L'Économie du couple
de Joachim Lafosse
Quinzaine des Réalisateurs









Scènes de la cohabitation parentale

Révélation majeure du cinéma belge de cette dernière décennie, Joachim Lafosse est devenu en quelques films le peintre des discordes et troubles familiaux : harcèlement sexuel d'un ado par des amis de parents dans Élève libre, rapports complexes entre deux frères et leur mère dans Nue propriété, oppression et infanticide dans À perdre la raison, trafic humanitaire d'enfants dans Les Chevaliers blancs. L'Économie du couple ne déroge pas à cette thématique et montre le déchirement d'un homme et d'une femme séparés après quinze ans de vie commune mais obligés de continuer à cohabiter. Marie (Bérénice Bejo), universitaire, issue d'un milieu aisé, est propriétaire de la villa dans laquelle ils ont vécu avec leur deux filles. Boris (Cédric Kahn), d'origine modeste, a accumulé les emplois précaires, ne peut pas se permettre de se reloger mais exige une part importante dans le capital de la maison qu'il a rénovée de ses propres mains. Il demande la moitié de la valeur du bien immobilier, quand Marie n'est prête qu'à n'en lâcher qu'un tiers. Au-delà de ce sujet de discorde, la cohabitation s'avère tendue et difficile, de par les règles draconiennes imposées par Marie quant au temps de présence devant les deux fillettes ou la stricte séparation du budget pour les dépenses alimentaires. « Autrefois, on restait ensemble pour des raisons morales ; aujourd’hui, on le fait pour des raisons financières. Cela dit quelque chose sur notre époque… », précise le cinéaste. Il ne faudrait pas réduire le film à un sujet de société sur les problèmes de logement, ni même pas à une métaphore de la lutte des classes (ou des sexes).

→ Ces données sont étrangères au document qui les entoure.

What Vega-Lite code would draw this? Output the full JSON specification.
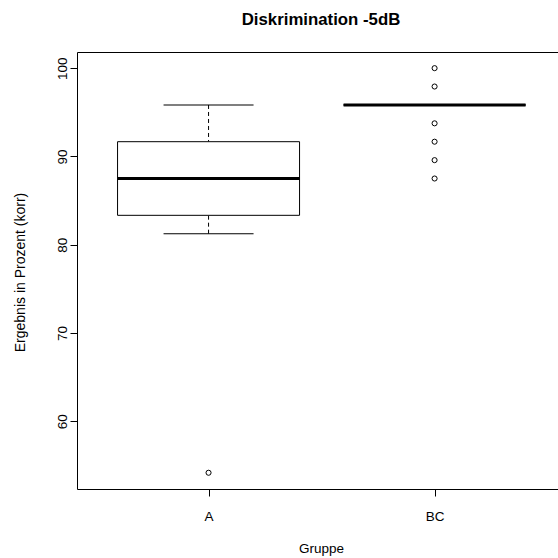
{
  "$schema": "https://vega.github.io/schema/vega-lite/v6.json",
  "width": 481,
  "height": 437,
  "autosize": {"type": "none"},
  "padding": {"left": 77, "top": 52, "right": 0, "bottom": 69},
  "background": "white",
  "config": {
    "view": {"stroke": null},
    "font": "Liberation Sans",
    "axis": {"grid": false, "domainColor": "#000000", "tickColor": "#000000", "labelColor": "#000000", "titleColor": "#000000", "domainWidth": 1, "tickWidth": 1}
  },
  "title": {
    "text": "Diskrimination -5dB",
    "font": "Liberation Sans",
    "fontSize": 16.8,
    "fontWeight": "bold",
    "color": "#000000",
    "anchor": "middle",
    "frame": "group",
    "baseline": "alphabetic",
    "offset": 10,
    "dx": 3.5
  },
  "datasets": {
    "stats": [
      {"group": "A", "pos": 1, "lower": 81.25, "q1": 83.33, "median": 87.5, "q3": 91.67, "upper": 95.83},
      {"group": "BC", "pos": 2, "lower": 95.83, "q1": 95.83, "median": 95.83, "q3": 95.83, "upper": 95.83}
    ],
    "outliers": [
      {"group": "A", "pos": 1, "value": 54.17},
      {"group": "BC", "pos": 2, "value": 100},
      {"group": "BC", "pos": 2, "value": 97.92},
      {"group": "BC", "pos": 2, "value": 93.75},
      {"group": "BC", "pos": 2, "value": 91.67},
      {"group": "BC", "pos": 2, "value": 89.58},
      {"group": "BC", "pos": 2, "value": 87.5}
    ]
  },
  "layer": [
    {
      "data": {"name": "stats"},
      "mark": {"type": "rule", "color": "#000000", "strokeWidth": 1, "strokeDash": [4, 3]},
      "encoding": {
        "x": {
          "field": "pos", "type": "quantitative",
          "scale": {"domain": [0.418, 2.546], "nice": false, "zero": false, "padding": 0},
          "axis": {
            "orient": "bottom",
            "values": [1, 2],
            "labelExpr": "datum.value == 1 ? 'A' : 'BC'",
            "tickSize": 7,
            "labelFontSize": 13.5,
            "labelBaseline": "alphabetic",
            "labelPadding": 24,
            "labelAlign": "center",
            "labelFlush": false,
            "title": "Gruppe",
            "titleFontSize": 13.5,
            "titleFontWeight": "normal",
            "titleBaseline": "alphabetic",
            "titleAlign": "center",
            "titleX": 244,
            "titleY": 63
          }
        },
        "y": {
          "field": "upper", "type": "quantitative",
          "scale": {"domain": [52.33, 101.83], "nice": false, "zero": false, "padding": 0},
          "axis": {
            "orient": "left",
            "values": [60, 70, 80, 90, 100],
            "tickSize": 7,
            "labelFontSize": 13.5,
            "labelAngle": -90,
            "labelAlign": "center",
            "labelBaseline": "alphabetic",
            "labelPadding": 4,
            "labelFlush": false,
            "title": "Ergebnis in Prozent (korr)",
            "titleFontSize": 14,
            "titleFontWeight": "normal",
            "titleAngle": -90,
            "titleAlign": "center",
            "titleBaseline": "alphabetic",
            "titleX": -52.5,
            "titleY": 220
          }
        },
        "y2": {"field": "q3"}
      }
    },
    {
      "data": {"name": "stats"},
      "mark": {"type": "rule", "color": "#000000", "strokeWidth": 1, "strokeDash": [4, 3]},
      "encoding": {
        "x": {"field": "pos", "type": "quantitative", "axis": null},
        "y": {"field": "lower", "type": "quantitative"},
        "y2": {"field": "q1"}
      }
    },
    {
      "data": {"name": "stats"},
      "mark": {"type": "tick", "orient": "horizontal", "color": "#000000", "size": 90, "thickness": 1, "opacity": 1},
      "encoding": {
        "x": {"field": "pos", "type": "quantitative", "axis": null},
        "y": {"field": "upper", "type": "quantitative"}
      }
    },
    {
      "data": {"name": "stats"},
      "mark": {"type": "tick", "orient": "horizontal", "color": "#000000", "size": 90, "thickness": 1, "opacity": 1},
      "encoding": {
        "x": {"field": "pos", "type": "quantitative", "axis": null},
        "y": {"field": "lower", "type": "quantitative"}
      }
    },
    {
      "data": {"name": "stats"},
      "mark": {"type": "bar", "fill": "white", "stroke": "#000000", "strokeWidth": 1, "size": 182, "opacity": 1},
      "encoding": {
        "x": {"field": "pos", "type": "quantitative", "axis": null},
        "y": {"field": "q1", "type": "quantitative"},
        "y2": {"field": "q3"}
      }
    },
    {
      "data": {"name": "stats"},
      "mark": {"type": "tick", "orient": "horizontal", "color": "#000000", "size": 182, "thickness": 3, "opacity": 1},
      "encoding": {
        "x": {"field": "pos", "type": "quantitative", "axis": null},
        "y": {"field": "median", "type": "quantitative"}
      }
    },
    {
      "data": {"name": "outliers"},
      "mark": {"type": "point", "shape": "circle", "filled": false, "stroke": "#000000", "strokeWidth": 1, "size": 26, "opacity": 1},
      "encoding": {
        "x": {
          "field": "pos", "type": "quantitative",
          "axis": {"orient": "top", "ticks": false, "labels": false, "title": null, "domain": true}
        },
        "y": {"field": "value", "type": "quantitative"}
      }
    }
  ],
  "resolve": {"axis": {"x": "independent"}}
}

Écrit en collaboration avec Mazarine Pingeot et deux autres scénaristes, le récit se veut surtout le portrait d'un couple à la dérive, situé essentiellement en huis clos, et qui donne une vision glaciale et sombre des rapports parentaux après l'extinction de l'amour. Pourtant, les sentiments de Boris sont plus ambigus et l'on comprend très vite qu'il tente de sauver son couple, de même que Marie semble un temps oublier ses rancœurs : « Le tragique a peut-être longtemps été pour moi une manière de me défendre face à l’existence et je suis heureux de dévoiler cette tendresse qui anime les personnages ; ils se déchirent et, malgré tout, ils ont encore des choses à faire ensemble. Si le spectateur en arrive à se demander comment il est possible de dénouer ce type de situation avec l’envie de prendre soin de l’autre, j’aurai atteint mon but ». Pour étayer son propos, le réalisateur opte pour une mise en scène sobre et épurée, qui culmine dans une séquence de repas oppressante qui voit les deux protagonistes régler leurs comptes en présence d'un groupe d'amis visiblement aussi mal à l'aise que le spectateur. Le cinéma de Lafosse fait ici écho à celui du meilleur Pialat. On regrettera juste une certaine redondance dans l'enjeu dramatique, ainsi que la sous-utilisation d'excellentes comédiennes (Marthe Keller, Catherine Salée) dont les personnages auraient mérité un plus grand temps de présence à l'écran.

Gérard Crespo



 

 


1h38 - Belgique, France - Scénario : Mazarine PINGEOT, Fanny BURDINO, Joachim LAFOSSE, Thomas van ZUYLEN - Interprétation : Bérénice BEJO, Cédric KAHN, Marthe KELLER, Catherine SALÉE.